It is often taught that Black people first arrived in the Americas during the slave trade. But that history is in the process of being rewritten as archaeologists continue to find evidence that Black people occupied the American content before the Bering Strait was crossed by Mongolian Asians.
According to the BBC documentary series Ancient Voices and some scholars, these peoples were the Black aboriginal people of Australia and Melanesia. They were later massacred by the invaders from Asia.
Here is some of the evidence that has been presented to prove Black people were the first to populate the Americas.
Human skulls have been uncovered in Central and South America that are 9,000 to 12,000 years old, among the oldest skulls in the Americas.
Walter Neves, an archaeologist from the University of Sao Paolo, has taken extensive measurements from dozens of skulls, including the oldest, from a young woman whom the archaeologist named Luzia, discovered in Lagoa Santa, Minas Gerais, Brazil. “The measurements show that Luzia was anything but mongoloid,” he says.

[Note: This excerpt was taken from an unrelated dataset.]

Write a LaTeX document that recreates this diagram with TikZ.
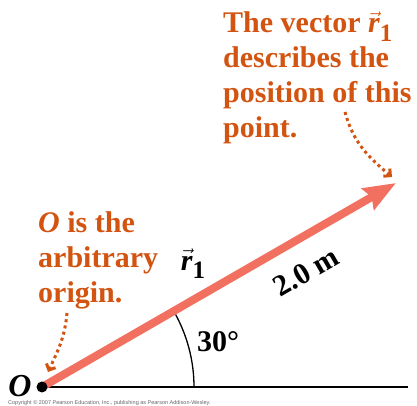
\documentclass[tikz,border=0pt]{standalone}
\usepackage{fontspec}
\setmainfont{Liberation Serif}
\newfontfamily\cpyfont{Liberation Sans}
\usetikzlibrary{arrows.meta}
\definecolor{txtorange}{RGB}{210,84,16}
\definecolor{vecsalmon}{RGB}{242,112,95}
\newcommand\myvecr{$\vec{\mbox{\bfseries\itshape r}}$\raisebox{-0.28em}{\fontsize{25}{25}\selectfont\bfseries 1}}
\begin{document}
\begin{tikzpicture}[x=1pt,y=1pt,
  note/.style={text=txtorange, font=\fontsize{30}{35}\selectfont\bfseries, align=left, inner sep=0pt, anchor=base west},
  lbl/.style={text=black, font=\fontsize{30}{35}\selectfont\bfseries, inner sep=0pt},
  pointer/.style={draw=txtorange, line width=3pt, dash pattern=on 3pt off 3.3pt,
    -{Straight Barb[angle'=90,length=5pt,line width=3pt]}},
  vecarrow/.style={draw=vecsalmon, line width=8pt, -{Stealth[length=32pt,width=24pt,inset=4pt]}},
  axis/.style={draw=black, line width=1.8pt},
  anglearc/.style={draw=black, line width=1.3pt},
]
\useasboundingbox (0,0) rectangle (417,406);
\coordinate (O) at (42,19);
\coordinate (tip) at (396,223);
\coordinate (xend) at (408,19);
% axis and angle arc
\draw[axis] (O) -- (xend);
\draw[anglearc] ([shift={(0:152)}]O) arc[start angle=0,end angle=30,radius=152];
% vector
\draw[vecarrow] (O) -- (tip);
\fill[black] (O) circle (5.5);
% labels
\node[lbl, font=\fontsize{32}{35}\selectfont\bfseries\itshape] (Olbl) at (20,20) {O};
\node[lbl] (ang) at (218,64) {30°};
\node[lbl, rotate=30] (len) at (306,134) {2.0 m};
\node[lbl] (r1) at (193,142) {\myvecr};
% notes (anchored at the baseline of their last line)
\node[note] (rnote) at (223,268) {The vector \myvecr\\describes the\\position of this\\point.};
\node[note] (lnote) at (38,103) {\textit{O} is the\\arbitrary\\origin.};
% pointers
\coordinate (rs) at (345,294);
\coordinate (re) at (392,229);
\coordinate (ls) at (67,93);
\coordinate (le) at (48,34);
\draw[pointer] (rs) to[out=-75,in=140] (re);
\draw[pointer] (ls) to[out=-95,in=65] (le);
% copyright
\node[inner sep=0pt, anchor=base west, text=black!60, font=\cpyfont\fontsize{5.5}{6}\selectfont] (copy) at (8,1.5) {Copyright © 2007 Pearson Education, Inc., publishing as Pearson Addison-Wesley.};
\end{tikzpicture}
\end{document}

Reconstruction of Luzia’s 12,000-year-old skull by forensic artist Richard Neave from the University of Manchester, England, showed all the features of a Negroid face, Neave said in a 1998 segment of the BBC documentary series Ancient Voices.
In the broadcast segment, the scientist concluded that the dimensions of the prehistoric skulls found in Brazil matched those of the aboriginal people of Australia and Melanesia.